# Halloween pup name



## tonguesandwich (Oct 13, 2006)

Need a name for my new Dutch shepherd (She).
My White German Shepherd name is Zero
My Belgian Shepherds name is Tallon....
I need a Halloween name for her.. so far on the list is Knives and Nine (for the 9th Plague of darkness.) What do you think.. my wife doesn't like either of them.

Need a name for me...









Tallon









Zero


----------



## Acid PopTart (Oct 29, 2007)

Gah! The cute! I work in a grooming salon, this little guy would have caused all the groomers to squeal in delight. I have no name suggestions, but all your pups are beautiful! Zero looks like a white version of my 3 legged super dog, Krypto.


----------



## RoxyBlue (Oct 6, 2008)

I love your dogs! They're all beautiful and the pup is a total chick magnet

First names that come to mind are Shadow and Midnight.


----------



## tonguesandwich (Oct 13, 2006)

Thats funny Roxy...thats my moms dogs names!


----------



## Spooky1 (Aug 25, 2008)

What a cute pup. How about Grim, Midnight or Shadow (edit: it's scary that I didn't see Roxy's post until after I made mine, after 24 years we think alike) :googly:


----------



## Copchick (Apr 10, 2012)

OH MY GOD! They are sweeties! I like Spooky1's suggestion for Grim


----------



## aquariumreef (Sep 16, 2010)

I nominate you name it Dinner.


----------



## Pumpkin5 (Aug 8, 2010)

:jol: Ohhhhhh!!! She is too adorable!!! I want her...uhmmm...where did you say you live again?? No, but she is gorgeous, how about Raven? She is so dark and she has those black button eyes, or Coraline, not really Halloween, but a Tim Burton film and you could call her Cora for short.....

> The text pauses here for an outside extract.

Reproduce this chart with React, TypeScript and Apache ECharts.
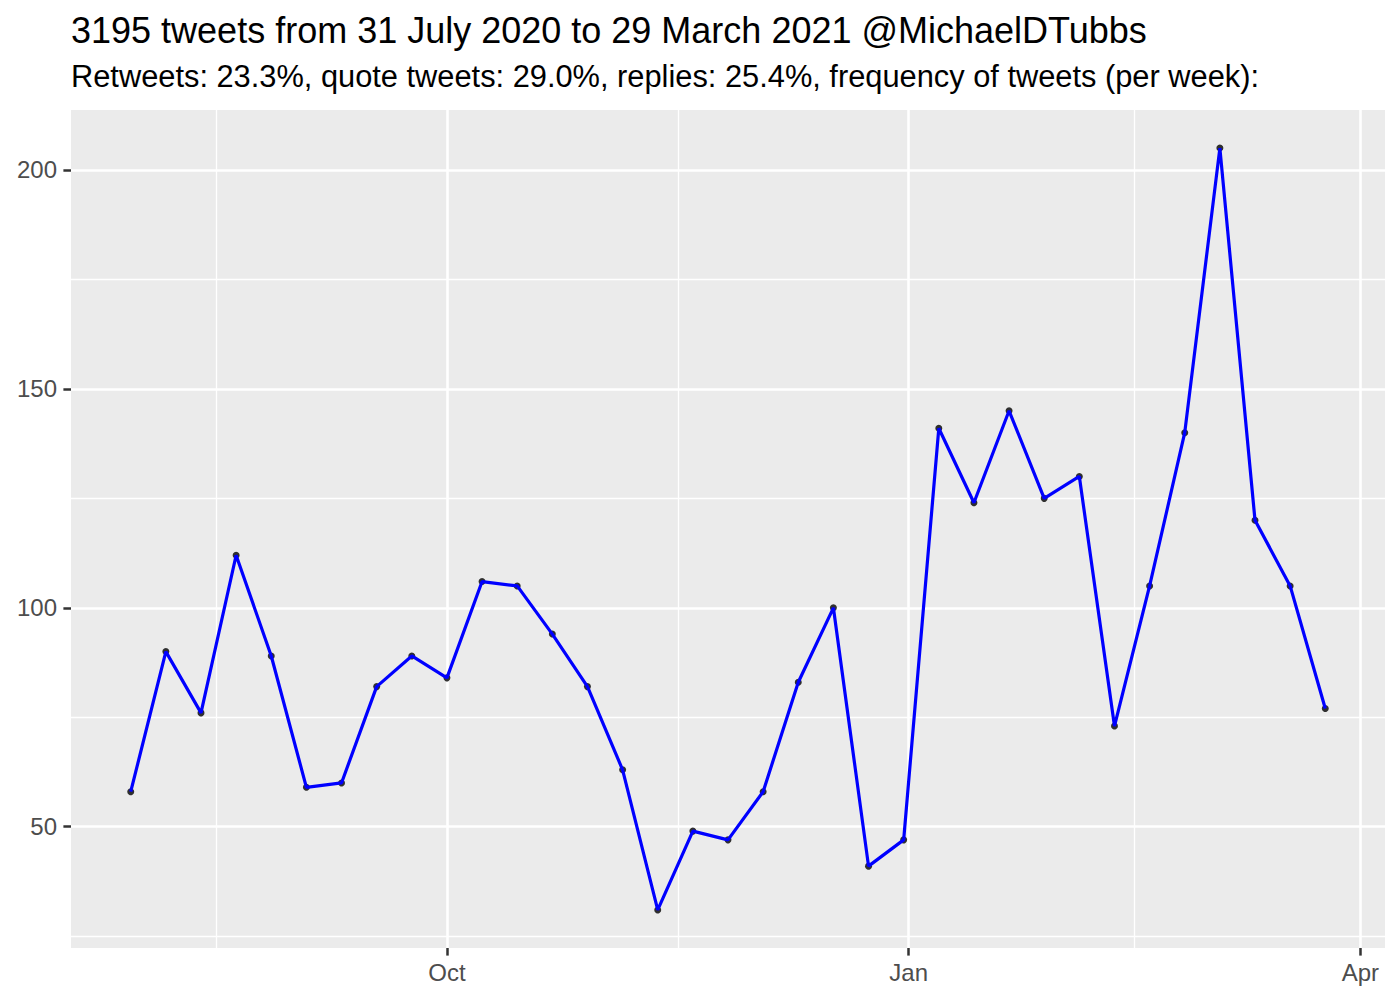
import React, { useEffect, useRef } from "react";
import * as echarts from "echarts";

const titleText = "3195 tweets from 31 July 2020 to 29 March 2021 @MichaelDTubbs";
const subtitleText =
  "Retweets: 23.3%, quote tweets: 29.0%, replies: 25.4%, frequency of tweets (per week):";

const weeks = [
  "2020-07-30", "2020-08-06", "2020-08-13", "2020-08-20", "2020-08-27",
  "2020-09-03", "2020-09-10", "2020-09-17", "2020-09-24", "2020-10-01",
  "2020-10-08", "2020-10-15", "2020-10-22", "2020-10-29", "2020-11-05",
  "2020-11-12", "2020-11-19", "2020-11-26", "2020-12-03", "2020-12-10",
  "2020-12-17", "2020-12-24", "2020-12-31", "2021-01-07", "2021-01-14",
  "2021-01-21", "2021-01-28", "2021-02-04", "2021-02-11", "2021-02-18",
  "2021-02-25", "2021-03-04", "2021-03-11", "2021-03-18", "2021-03-25",
];
const tweetsPerWeek = [
  58, 90, 76, 112, 89, 59, 60, 82, 89, 84,
  106, 105, 94, 82, 63, 31, 49, 47, 58, 83,
  100, 41, 47, 141, 124, 145, 125, 130, 73, 105,
  140, 205, 120, 105, 77,
];

const xTickDates = ["2020-10-01", "2021-01-01", "2021-04-01"];
const xTickLabels = ["Oct", "Jan", "Apr"];
const xMinorDates = ["2020-08-16", "2020-11-16", "2021-02-15"];
const yTicks = [50, 100, 150, 200];
const yMinor = [25, 75, 125, 175];

const FONT = "'Liberation Sans', Arial, Helvetica, sans-serif";

const ts = (d: string) => {
  const [y, m, dd] = d.split("-").map(Number);
  return Date.UTC(y, m - 1, dd);
};

export default function App() {
  const ref = useRef<HTMLDivElement>(null);

  useEffect(() => {
    if (!ref.current) return;
    const chart = echarts.init(ref.current, undefined, { renderer: "svg" });

    const xs = weeks.map(ts);
    const xSpan = xs[xs.length - 1] - xs[0];
    const xMin = xs[0] - xSpan * 0.05;
    const xMax = xs[xs.length - 1] + xSpan * 0.05;
    const yLo = Math.min(...tweetsPerWeek);
    const yHi = Math.max(...tweetsPerWeek);
    const ySpan = yHi - yLo;
    const yMin = yLo - ySpan * 0.05;
    const yMax = yHi + ySpan * 0.05;

    const tickTs = xTickDates.map(ts);
    const data = xs.map((x, i) => [x, tweetsPerWeek[i]]);

    const minorStyle = { color: "#ffffff", width: 1.3, type: "solid" };
    const majorStyle = { color: "#ffffff", width: 2.6, type: "solid" };
    const gridLines = [
      ...yMinor.map((v) => ({ yAxis: v, lineStyle: minorStyle })),
      ...xMinorDates.map((d) => ({ xAxis: ts(d), lineStyle: minorStyle })),
      ...yTicks.map((v) => ({ yAxis: v, lineStyle: majorStyle })),
      ...tickTs.map((t) => ({ xAxis: t, lineStyle: majorStyle })),
    ];

    chart.setOption({
      animation: false,
      backgroundColor: "#ffffff",
      textStyle: { fontFamily: FONT },
      graphic: [
        {
          type: "text",
          x: 71,
          y: 30,
          style: {
            text: titleText,
            fontSize: 36,
            fontFamily: FONT,
            fill: "#000000",
            verticalAlign: "middle",
          },
        },
        {
          type: "text",
          x: 71,
          y: 76,
          style: {
            text: subtitleText,
            fontSize: 30.8,
            fontFamily: FONT,
            fill: "#000000",
            verticalAlign: "middle",
          },
        },
      ],
      grid: {
        left: 71,
        right: 15,
        top: 110,
        bottom: 52,
        show: true,
        backgroundColor: "#EBEBEB",
        borderWidth: 0,
        containLabel: false,
      },
      xAxis: {
        type: "value",
        min: xMin,
        max: xMax,
        axisLine: { show: false },
        splitLine: { show: false },
        axisTick: {
          show: true,
          customValues: tickTs,
          length: 7.6,
          lineStyle: { color: "#333333", width: 2.5 },
        },
        axisLabel: {
          show: true,
          customValues: tickTs,
          margin: 12,
          color: "#4D4D4D",
          fontSize: 24,
          fontFamily: FONT,
          formatter: (v: number) => {
            const idx = tickTs.findIndex((t) => Math.abs(t - v) < 3600 * 1000);
            return idx >= 0 ? xTickLabels[idx] : "";
          },
        },
      },
      yAxis: {
        type: "value",
        min: yMin,
        max: yMax,
        axisLine: { show: false },
        splitLine: { show: false },
        axisTick: {
          show: true,
          customValues: yTicks,
          length: 7.6,
          lineStyle: { color: "#333333", width: 2.5 },
        },
        axisLabel: {
          show: true,
          customValues: yTicks,
          margin: 14,
          color: "#4D4D4D",
          fontSize: 24,
          fontFamily: FONT,
        },
      },
      series: [
        {
          name: "grid",
          type: "line",
          data: data,
          showSymbol: false,
          symbol: "none",
          lineStyle: { opacity: 0, width: 0 },
          silent: true,
          z: 1,
          markLine: {
            z: 1,
            silent: true,
            symbol: ["none", "none"],
            label: { show: false },
            animation: false,
            data: gridLines,
          },
        },
        {
          name: "points",
          type: "scatter",
          data: data,
          symbol: "circle",
          symbolSize: 7,
          itemStyle: { color: "#000000" },
          z: 8,
        },
        {
          name: "tweets",
          type: "line",
          data: data,
          showSymbol: false,
          symbol: "none",
          lineStyle: { color: "#0000FF", width: 3.2 },
          z: 9,
        },
      ],
    });

    return () => chart.dispose();
  }, []);

  return (
    <div
      ref={ref}
      style={{ position: "fixed", left: 0, top: 0, width: 1400, height: 1000 }}
    />
  );
}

P.S. I had a white German Shepherd named Talon too!


----------



## RoxyBlue (Oct 6, 2008)

tonguesandwich said:


> Thats funny Roxy...thats my moms dogs names!


That's what I would call "eerie"


----------



## Hairazor (Mar 13, 2012)

All your dogs are beauts. This new one looks like Trouble.


----------



## graveyardmaster (May 14, 2012)

ok here"s a few carrie,blade,buffy,fang,gomez,lilly,skull...


----------



## tonguesandwich (Oct 13, 2006)

RoxyBlue said:


> I love your dogs! They're all beautiful and the pup is a total chick magnet


LOL... I'm on a short leash already


----------



## scareme (Aug 29, 2006)

How about calling her Beast? Tell your wife she's the Beauty of the household.


----------



## fontgeek (Jul 24, 2006)

Why not "Ghost"?


----------



## Howlinmadjack (Jul 20, 2009)

Got two suggestions, spawn, and diablo.


----------



## Just Whisper (Jan 19, 2009)

I agree with your wife. It is too bad you want to give her a Halloween name, she is so beautiful. 
Pandora? You can call her Pan. And it is still feminine. 
Gremlin?
Jynx, or Jinx?
Raven?


----------



## Howlinmadjack (Jul 20, 2009)

How about mischief, or punkin?


----------



## Pumpkin5 (Aug 8, 2010)

*Question for Tonguesandwich*

:jol: Hey Tongue.....did you come up with a name for that Beautiful Little Girl?
Inquiring minds want to know.......


----------



## Just Whisper (Jan 19, 2009)

howlin mad jack said:


> How about mischief, or punkin?


Those are both cute.


----------



## Blackrose1978 (Aug 13, 2011)

I think I'm in love!!! She is adorable. I'm thinking Darkness or Nightshade.


----------